Mortgage refinancing is a pivotal financial decision that allows homeowners to modify the terms of their existing home loans. It’s a strategic move undertaken for various reasons, such as lowering monthly payments, accessing cash, or shortening the loan term. This guide aims to demystify the intricate mortgage refinance process, offering a clear and thorough understanding of each stage. From preparation to closing, equip yourself with knowledge to make informed choices tailored to your unique circumstances.
Understanding Mortgage Refinancing
Before delving into the refinancing journey, it’s crucial to comprehend the essence of mortgage refinancing.
Definition and Purpose
Mortgage refinancing involves replacing an existing mortgage with a new one, often with modified terms. This financial strategy is pursued for several reasons, including:
- Reducing Monthly Payments: Lowering monthly payments by securing a lower interest rate or extending the loan term.
- Accessing Home Equity: Tapping into the accrued equity in the home to fund projects, pay off debts, or cover major expenses.
- Switching Loan Types: There’s many different loan types. An example of a transition a homeowner may make is switching from an adjustable-rate mortgage (ARM) to a fixed-rate mortgage or vice versa.
- Consolidating Debt: Combining high-interest debts into the mortgage to benefit from potentially lower rates offered by the mortgage.
Step-by-Step Guide to the Mortgage Refinance Process
Embarking on the mortgage refinance journey involves a structured process to ensure that your goals are met efficiently and effectively.

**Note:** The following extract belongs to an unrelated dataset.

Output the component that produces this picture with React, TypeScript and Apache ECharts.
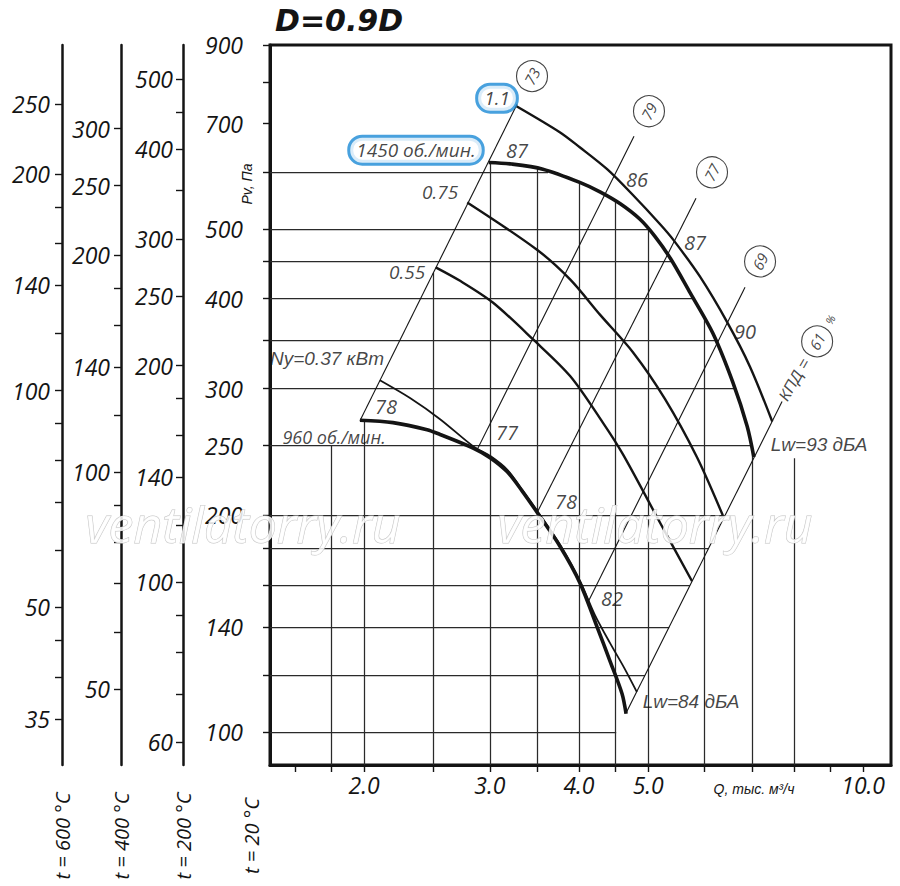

Step 1: Evaluate Your Financial Situation and Goals
Assess Your Finances
Begin by evaluating your current financial standing. Calculate your total monthly income, outstanding debts, credit score, and home equity. Understanding your financial health is vital in determining whether refinancing is a suitable option.
Set Clear Objectives
Define your refinancing goals. Are you aiming to reduce your monthly payments, shorten the loan term, or access home equity? Establishing clear objectives will guide you in making appropriate decisions throughout the process.
Step 2: Research and Gather Information
Research Lenders and Mortgage Options
Conduct thorough research on different lenders and mortgage options available in the market. Compare their terms, fees, reputation, and customer service. Ensure you select a lender with a track record of reliability and transparency.
Understand Refinancing Costs
Familiarize yourself with the costs associated with refinancing, such as closing costs, origination fees, appraisal fees, and points. These costs should be factored into your decision-making process.
Step 3: Determine Eligibility and Pre-Approval
Check Your Credit Score
Request a credit report to assess your credit score. A higher credit score often leads to better refinancing terms. Take steps to improve your credit score if needed before applying for a refinance.
Gather Necessary Documentation
Prepare the required documentation for the lender, including proof of income, tax returns, employment history, and property details. Having these documents ready will expedite the pre-approval process.
Submit your documentation to potential lenders for pre-approval. Pre-approval gives you an estimate of the loan amount you qualify for, helping you set realistic expectations.
Step 4: Choose the Right Mortgage and Terms
Analyze Mortgage Options
Consider the available mortgage options based on your financial objectives. Understand the differences between fixed-rate mortgages (FRMs) and adjustable-rate mortgages (ARMs), and choose the one that aligns with your goals.
Select Appropriate Terms
Decide on the loan term (e.g., 15, 20, or 30 years)., Longer terms normally offer lower monthly payments as the payments are further spread out. However, shorter terms typically lead to lower interest rates and faster debt repayment. Either option has its benefits, find the one you’re comfortable with and proceed with that repayment period.
Step 5: Apply for the Refinance
Complete the Application
Submit a formal application to the chosen lender. Provide accurate and detailed information to facilitate a smooth application process.
Work with the Lender
Collaborate with the lender, promptly responding to any requests for additional documentation or information. Keep communication lines open to ensure a seamless application review.
Step 6: Underwriting and Appraisal
During underwriting, the lender reviews your application, verifies your information, and assesses the risk associated with providing you a loan. They’ll evaluate your credit history, employment stability, and other relevant factors.
An appraisal of your property is conducted to determine its current market value. This is crucial in finalizing the loan amount and terms.
Step 7: Closing and Finalizing the Refinance
Review Final Terms
Carefully review the final loan terms, interest rate, and closing costs. Ensure they align with what was agreed upon during the application process.
Sign the Closing Documents
Attend the closing meeting to sign the required documents, including the promissory note, deed of trust, and other legal papers.
Disbursement and Loan Activation
After the closing, the lender disburses the funds to pay off your existing mortgage, and your new loan becomes active.
Navigating The Mortgage Refinance Process
Navigating the mortgage refinance process requires a strategic and informed approach. Understanding the steps involved and being cognizant of the intricacies will empower you to make well-informed decisions. Each stage of this journey is a vital component that contributes to reshaping your financial landscape. By following this step-by-step guide, you can confidently traverse the path to a successful mortgage refinance, tailored to your unique financial goals.